Requirement
Keep the pictures out and restate every record exactly.

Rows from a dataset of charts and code
——
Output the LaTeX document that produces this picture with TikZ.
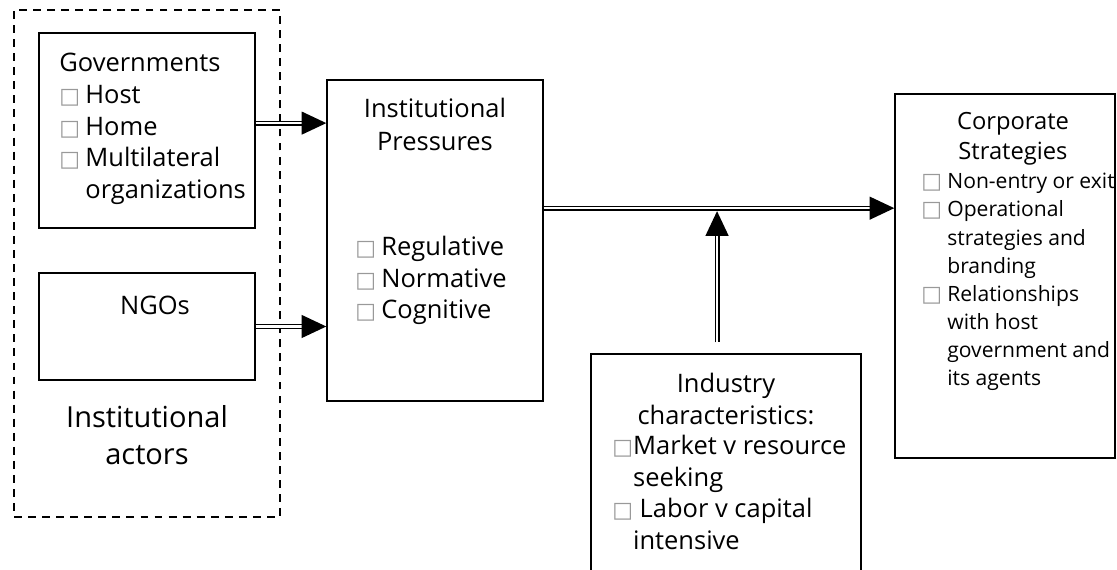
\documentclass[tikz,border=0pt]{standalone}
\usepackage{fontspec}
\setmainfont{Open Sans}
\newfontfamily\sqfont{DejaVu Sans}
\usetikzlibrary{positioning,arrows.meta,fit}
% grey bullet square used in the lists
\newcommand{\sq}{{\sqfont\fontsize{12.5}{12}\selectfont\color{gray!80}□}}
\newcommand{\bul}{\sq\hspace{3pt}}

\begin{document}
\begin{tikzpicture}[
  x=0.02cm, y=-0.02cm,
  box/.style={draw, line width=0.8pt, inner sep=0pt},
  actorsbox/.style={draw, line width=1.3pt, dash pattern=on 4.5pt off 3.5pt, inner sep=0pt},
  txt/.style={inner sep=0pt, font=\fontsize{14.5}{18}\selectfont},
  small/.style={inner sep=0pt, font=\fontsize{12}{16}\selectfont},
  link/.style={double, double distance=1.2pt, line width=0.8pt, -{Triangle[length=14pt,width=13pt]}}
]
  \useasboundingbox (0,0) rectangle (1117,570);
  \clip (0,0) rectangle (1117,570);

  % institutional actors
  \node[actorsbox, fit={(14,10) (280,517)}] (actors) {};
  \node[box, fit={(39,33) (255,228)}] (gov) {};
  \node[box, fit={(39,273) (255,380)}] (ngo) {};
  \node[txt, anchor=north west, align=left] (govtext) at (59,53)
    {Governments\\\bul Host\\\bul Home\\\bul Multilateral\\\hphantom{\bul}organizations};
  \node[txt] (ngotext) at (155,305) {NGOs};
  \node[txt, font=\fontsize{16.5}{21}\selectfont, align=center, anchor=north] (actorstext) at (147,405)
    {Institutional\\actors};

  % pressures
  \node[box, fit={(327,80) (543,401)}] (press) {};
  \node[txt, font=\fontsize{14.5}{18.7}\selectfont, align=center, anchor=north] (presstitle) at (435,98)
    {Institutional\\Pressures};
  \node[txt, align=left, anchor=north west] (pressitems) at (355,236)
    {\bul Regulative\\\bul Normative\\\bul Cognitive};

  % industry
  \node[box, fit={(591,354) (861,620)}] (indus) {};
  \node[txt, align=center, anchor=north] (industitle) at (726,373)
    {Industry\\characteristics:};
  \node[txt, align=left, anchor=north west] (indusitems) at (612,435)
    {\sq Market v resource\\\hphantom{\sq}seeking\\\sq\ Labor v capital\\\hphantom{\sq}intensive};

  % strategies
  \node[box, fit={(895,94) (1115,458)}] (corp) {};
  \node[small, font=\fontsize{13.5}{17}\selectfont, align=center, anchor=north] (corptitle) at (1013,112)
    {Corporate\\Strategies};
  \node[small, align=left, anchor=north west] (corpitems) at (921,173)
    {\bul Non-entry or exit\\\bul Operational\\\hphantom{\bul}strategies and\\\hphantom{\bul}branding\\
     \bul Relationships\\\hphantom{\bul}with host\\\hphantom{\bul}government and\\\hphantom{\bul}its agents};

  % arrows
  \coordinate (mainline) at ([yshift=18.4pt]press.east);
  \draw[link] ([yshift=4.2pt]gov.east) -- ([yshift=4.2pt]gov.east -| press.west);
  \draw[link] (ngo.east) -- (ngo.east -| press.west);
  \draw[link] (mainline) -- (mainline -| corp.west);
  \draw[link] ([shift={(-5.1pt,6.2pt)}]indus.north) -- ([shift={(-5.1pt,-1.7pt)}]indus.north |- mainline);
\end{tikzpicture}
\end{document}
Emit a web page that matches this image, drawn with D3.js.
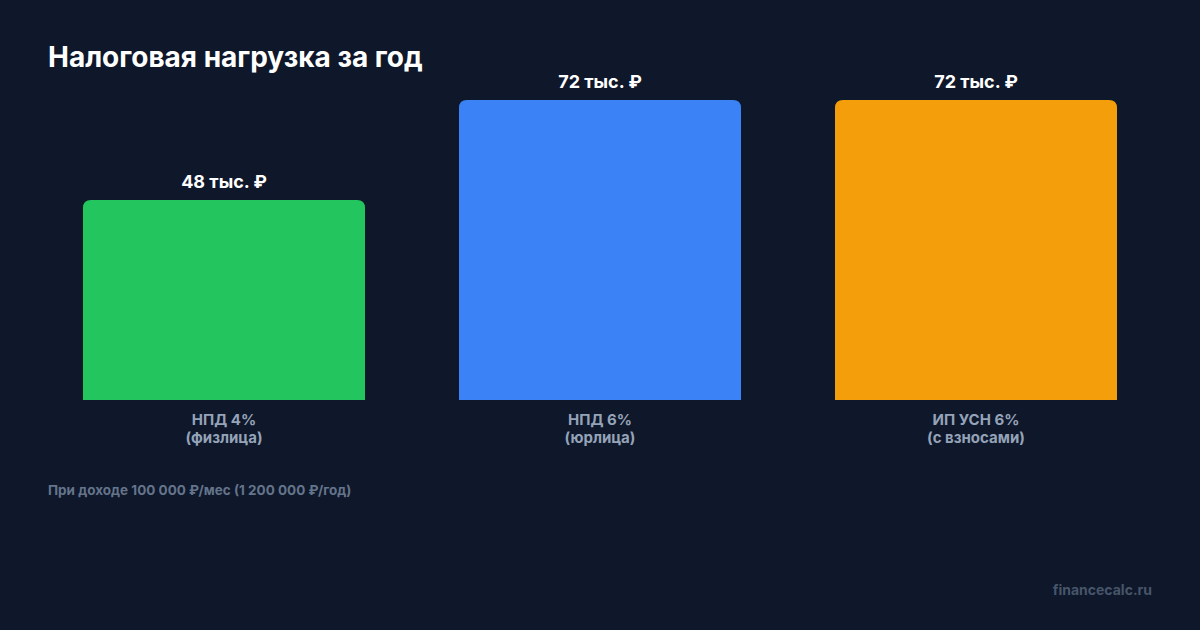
——
Exercise result
Output the LaTeX document that produces this picture with TikZ.
\documentclass[tikz,border=0pt]{standalone}
\usepackage{fontspec}
\setmainfont{Open Sans}
\newfontfamily\sqfont{DejaVu Sans}
\usetikzlibrary{positioning,arrows.meta,fit}
% grey bullet square used in the lists
\newcommand{\sq}{{\sqfont\fontsize{12.5}{12}\selectfont\color{gray!80}□}}
\newcommand{\bul}{\sq\hspace{3pt}}

\begin{document}
\begin{tikzpicture}[
  x=0.02cm, y=-0.02cm,
  box/.style={draw, line width=0.8pt, inner sep=0pt},
  actorsbox/.style={draw, line width=1.3pt, dash pattern=on 4.5pt off 3.5pt, inner sep=0pt},
  txt/.style={inner sep=0pt, font=\fontsize{14.5}{18}\selectfont},
  small/.style={inner sep=0pt, font=\fontsize{12}{16}\selectfont},
  link/.style={double, double distance=1.2pt, line width=0.8pt, -{Triangle[length=14pt,width=13pt]}}
]
  \useasboundingbox (0,0) rectangle (1117,570);
  \clip (0,0) rectangle (1117,570);

  % institutional actors
  \node[actorsbox, fit={(14,10) (280,517)}] (actors) {};
  \node[box, fit={(39,33) (255,228)}] (gov) {};
  \node[box, fit={(39,273) (255,380)}] (ngo) {};
  \node[txt, anchor=north west, align=left] (govtext) at (59,53)
    {Governments\\\bul Host\\\bul Home\\\bul Multilateral\\\hphantom{\bul}organizations};
  \node[txt] (ngotext) at (155,305) {NGOs};
  \node[txt, font=\fontsize{16.5}{21}\selectfont, align=center, anchor=north] (actorstext) at (147,405)
    {Institutional\\actors};

  % pressures
  \node[box, fit={(327,80) (543,401)}] (press) {};
  \node[txt, font=\fontsize{14.5}{18.7}\selectfont, align=center, anchor=north] (presstitle) at (435,98)
    {Institutional\\Pressures};
  \node[txt, align=left, anchor=north west] (pressitems) at (355,236)
    {\bul Regulative\\\bul Normative\\\bul Cognitive};

  % industry
  \node[box, fit={(591,354) (861,620)}] (indus) {};
  \node[txt, align=center, anchor=north] (industitle) at (726,373)
    {Industry\\characteristics:};
  \node[txt, align=left, anchor=north west] (indusitems) at (612,435)
    {\sq Market v resource\\\hphantom{\sq}seeking\\\sq\ Labor v capital\\\hphantom{\sq}intensive};

  % strategies
  \node[box, fit={(895,94) (1115,458)}] (corp) {};
  \node[small, font=\fontsize{13.5}{17}\selectfont, align=center, anchor=north] (corptitle) at (1013,112)
    {Corporate\\Strategies};
  \node[small, align=left, anchor=north west] (corpitems) at (921,173)
    {\bul Non-entry or exit\\\bul Operational\\\hphantom{\bul}strategies and\\\hphantom{\bul}branding\\
     \bul Relationships\\\hphantom{\bul}with host\\\hphantom{\bul}government and\\\hphantom{\bul}its agents};

  % arrows
  \coordinate (mainline) at ([yshift=18.4pt]press.east);
  \draw[link] ([yshift=4.2pt]gov.east) -- ([yshift=4.2pt]gov.east -| press.west);
  \draw[link] (ngo.east) -- (ngo.east -| press.west);
  \draw[link] (mainline) -- (mainline -| corp.west);
  \draw[link] ([shift={(-5.1pt,6.2pt)}]indus.north) -- ([shift={(-5.1pt,-1.7pt)}]indus.north |- mainline);
\end{tikzpicture}
\end{document}
Emit a web page that matches this image, drawn with D3.js.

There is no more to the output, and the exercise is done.